→ **Your instructions**
Copy out the listing that follows exactly, dropping every picture.

→ **Extracted entries**
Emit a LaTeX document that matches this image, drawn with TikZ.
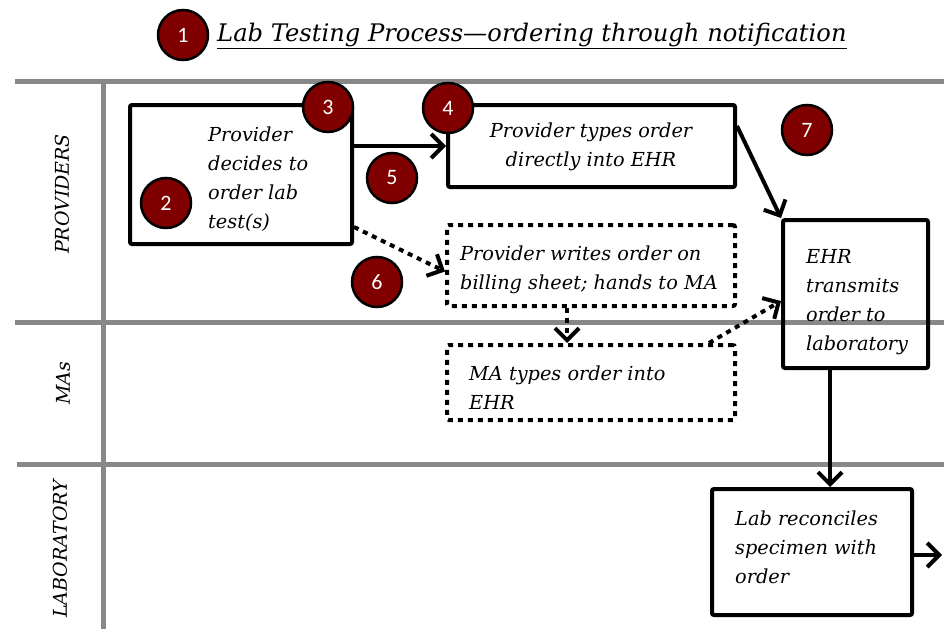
\documentclass[tikz,border=0pt]{standalone}
\usepackage{fontspec}
\setmainfont{DejaVu Serif}
\newfontfamily\numfont{Carlito}
\usetikzlibrary{arrows.meta,calc}
\definecolor{lanegray}{RGB}{136,136,136}
\definecolor{badge}{RGB}{128,0,0}
\newcommand{\boxtext}[1]{\parbox[t]{320pt}{\raggedright #1}}
\newcommand{\boxtextc}[1]{\parbox[t]{320pt}{\centering #1}}
\tikzset{
 lane/.style={draw=lanegray, line width=5pt},
 lanelabel/.style={rotate=90, font=\fontsize{19}{22}\selectfont\itshape, inner sep=0pt},
 stepbox/.style={draw, line width=4pt, rounded corners=2pt, inner sep=0pt},
 dotbox/.style={stepbox, dash pattern=on 5pt off 5pt},
 bodytext/.style={font=\fontsize{19.3}{29}\selectfont\itshape, inner sep=0pt, anchor=base west},
 badgec/.style={circle, draw=black, line width=2.5pt, fill=badge, text=white, minimum size=50pt, inner sep=0pt, font=\numfont\fontsize{22}{24}\selectfont},
 arr/.style={line width=4pt, -{Straight Barb[length=12pt,width=24pt,line width=4pt]}},
 dotarr/.style={arr, dash pattern=on 5pt off 5pt},
}
\begin{document}
\begin{tikzpicture}[x=1pt,y=-1pt]
\useasboundingbox (0,0) rectangle (944,629);
% lanes
\coordinate (l1a) at (15,81);  \coordinate (l1b) at (944,81);
\coordinate (l2a) at (15,322); \coordinate (l2b) at (944,322);
\coordinate (l3a) at (17,464); \coordinate (l3b) at (944,464);
\coordinate (vla) at (103,81); \coordinate (vlb) at (103,629);
\draw[lane] (l1a) -- (l1b);
\draw[lane] (l2a) -- (l2b);
\draw[lane] (l3a) -- (l3b);
\draw[lane] (vla) -- (vlb);
\node[lanelabel] (lp) at (62,194) {PROVIDERS};
\node[lanelabel] (lm) at (63,383) {MAs};
\node[lanelabel] (ll) at (60,549) {LABORATORY};
% title
\node[font=\fontsize{24.2}{28}\selectfont\itshape, anchor=base west, inner sep=0pt] (title) at (217,41) {\underline{Lab Testing Process—ordering through notification}};
% boxes
\node[stepbox, minimum width=222pt, minimum height=139pt] (A) at (241,174.5) {};
\node[stepbox, minimum width=287pt, minimum height=82pt] (B) at (591.5,146) {};
\node[dotbox, minimum width=288pt, minimum height=81pt] (C) at (591,265.5) {};
\node[dotbox, minimum width=288pt, minimum height=75pt] (D) at (591,382.5) {};
\node[stepbox, minimum width=145pt, minimum height=148pt] (E) at (855.5,294) {};
\node[stepbox, minimum width=200pt, minimum height=126pt] (F) at (812,552) {};
% texts
\node[bodytext] (At) at (208,141) {\boxtext{Provider\\decides to\\order lab\\test(s)}};
\node[bodytext, anchor=base] (Bt) at (591,137) {\boxtextc{Provider types order\\directly into EHR}};
\node[bodytext] (Ct) at (460,260) {\boxtext{Provider writes order on\\billing sheet; hands to MA}};
\node[bodytext] (Dt) at (469,380) {\boxtext{MA types order into\\EHR}};
\node[bodytext] (Et) at (806,263) {\boxtext{EHR\\transmits\\order to\\laboratory}};
\node[bodytext] (Ft) at (735,525) {\boxtext{Lab reconciles\\specimen with\\order}};
% connectors
\draw[arr] (A.east |- B.west) -- (B.west);
\coordinate (a6) at ($(A.south east)+(0,-19)$);
\draw[dotarr] (a6) -- ($(C.west)+(0,6)$);
\coordinate (c1) at ($(C.south)+(-24,0)$);
\draw[dotarr] (c1) -- (c1 |- D.north);
\coordinate (d1) at ($(D.north east)+(-28,0)$);
\draw[dotarr] (d1) -- ($(E.west)+(0,7)$);
\coordinate (b1) at ($(B.north east)+(0,23)$);
\draw[arr] (b1) -- (E.north west);
\coordinate (e1) at ($(E.south west)+(49,0)$);
\draw[arr] (e1) -- (e1 |- F.north);
\coordinate (fout) at (942,555);
\draw[arr] (F.east |- fout) -- (fout);
% badges
\node[badgec] (n1) at (183,35) {1};
\node[badgec] (n2) at (166,203) {2};
\node[badgec] (n3) at (328,107) {3};
\node[badgec] (n4) at (448,108) {4};
\node[badgec] (n5) at (392,178) {5};
\node[badgec] (n6) at (377,282) {6};
\node[badgec] (n7) at (807,130) {7};
\end{tikzpicture}
\end{document}
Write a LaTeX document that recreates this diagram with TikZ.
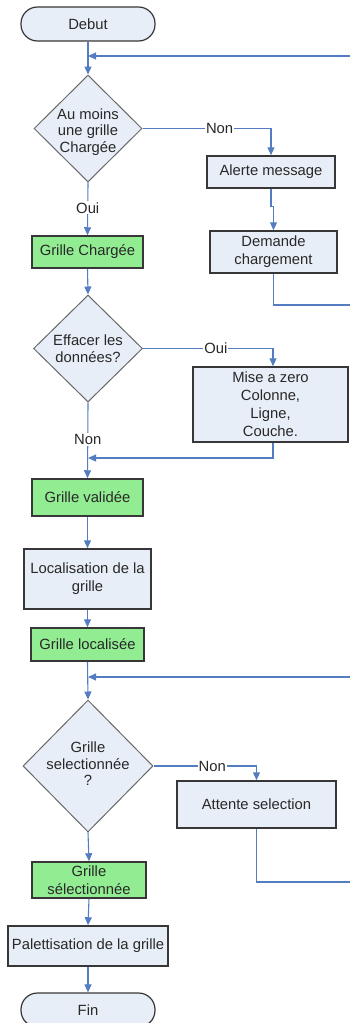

→ **Written reply**
Emit a LaTeX document that matches this image, drawn with TikZ.
\documentclass[tikz,border=0pt]{standalone}
\usepackage{fontspec}
\setmainfont{DejaVu Serif}
\newfontfamily\numfont{Carlito}
\usetikzlibrary{arrows.meta,calc}
\definecolor{lanegray}{RGB}{136,136,136}
\definecolor{badge}{RGB}{128,0,0}
\newcommand{\boxtext}[1]{\parbox[t]{320pt}{\raggedright #1}}
\newcommand{\boxtextc}[1]{\parbox[t]{320pt}{\centering #1}}
\tikzset{
 lane/.style={draw=lanegray, line width=5pt},
 lanelabel/.style={rotate=90, font=\fontsize{19}{22}\selectfont\itshape, inner sep=0pt},
 stepbox/.style={draw, line width=4pt, rounded corners=2pt, inner sep=0pt},
 dotbox/.style={stepbox, dash pattern=on 5pt off 5pt},
 bodytext/.style={font=\fontsize{19.3}{29}\selectfont\itshape, inner sep=0pt, anchor=base west},
 badgec/.style={circle, draw=black, line width=2.5pt, fill=badge, text=white, minimum size=50pt, inner sep=0pt, font=\numfont\fontsize{22}{24}\selectfont},
 arr/.style={line width=4pt, -{Straight Barb[length=12pt,width=24pt,line width=4pt]}},
 dotarr/.style={arr, dash pattern=on 5pt off 5pt},
}
\begin{document}
\begin{tikzpicture}[x=1pt,y=-1pt]
\useasboundingbox (0,0) rectangle (944,629);
% lanes
\coordinate (l1a) at (15,81);  \coordinate (l1b) at (944,81);
\coordinate (l2a) at (15,322); \coordinate (l2b) at (944,322);
\coordinate (l3a) at (17,464); \coordinate (l3b) at (944,464);
\coordinate (vla) at (103,81); \coordinate (vlb) at (103,629);
\draw[lane] (l1a) -- (l1b);
\draw[lane] (l2a) -- (l2b);
\draw[lane] (l3a) -- (l3b);
\draw[lane] (vla) -- (vlb);
\node[lanelabel] (lp) at (62,194) {PROVIDERS};
\node[lanelabel] (lm) at (63,383) {MAs};
\node[lanelabel] (ll) at (60,549) {LABORATORY};
% title
\node[font=\fontsize{24.2}{28}\selectfont\itshape, anchor=base west, inner sep=0pt] (title) at (217,41) {\underline{Lab Testing Process—ordering through notification}};
% boxes
\node[stepbox, minimum width=222pt, minimum height=139pt] (A) at (241,174.5) {};
\node[stepbox, minimum width=287pt, minimum height=82pt] (B) at (591.5,146) {};
\node[dotbox, minimum width=288pt, minimum height=81pt] (C) at (591,265.5) {};
\node[dotbox, minimum width=288pt, minimum height=75pt] (D) at (591,382.5) {};
\node[stepbox, minimum width=145pt, minimum height=148pt] (E) at (855.5,294) {};
\node[stepbox, minimum width=200pt, minimum height=126pt] (F) at (812,552) {};
% texts
\node[bodytext] (At) at (208,141) {\boxtext{Provider\\decides to\\order lab\\test(s)}};
\node[bodytext, anchor=base] (Bt) at (591,137) {\boxtextc{Provider types order\\directly into EHR}};
\node[bodytext] (Ct) at (460,260) {\boxtext{Provider writes order on\\billing sheet; hands to MA}};
\node[bodytext] (Dt) at (469,380) {\boxtext{MA types order into\\EHR}};
\node[bodytext] (Et) at (806,263) {\boxtext{EHR\\transmits\\order to\\laboratory}};
\node[bodytext] (Ft) at (735,525) {\boxtext{Lab reconciles\\specimen with\\order}};
% connectors
\draw[arr] (A.east |- B.west) -- (B.west);
\coordinate (a6) at ($(A.south east)+(0,-19)$);
\draw[dotarr] (a6) -- ($(C.west)+(0,6)$);
\coordinate (c1) at ($(C.south)+(-24,0)$);
\draw[dotarr] (c1) -- (c1 |- D.north);
\coordinate (d1) at ($(D.north east)+(-28,0)$);
\draw[dotarr] (d1) -- ($(E.west)+(0,7)$);
\coordinate (b1) at ($(B.north east)+(0,23)$);
\draw[arr] (b1) -- (E.north west);
\coordinate (e1) at ($(E.south west)+(49,0)$);
\draw[arr] (e1) -- (e1 |- F.north);
\coordinate (fout) at (942,555);
\draw[arr] (F.east |- fout) -- (fout);
% badges
\node[badgec] (n1) at (183,35) {1};
\node[badgec] (n2) at (166,203) {2};
\node[badgec] (n3) at (328,107) {3};
\node[badgec] (n4) at (448,108) {4};
\node[badgec] (n5) at (392,178) {5};
\node[badgec] (n6) at (377,282) {6};
\node[badgec] (n7) at (807,130) {7};
\end{tikzpicture}
\end{document}
Write a LaTeX document that recreates this diagram with TikZ.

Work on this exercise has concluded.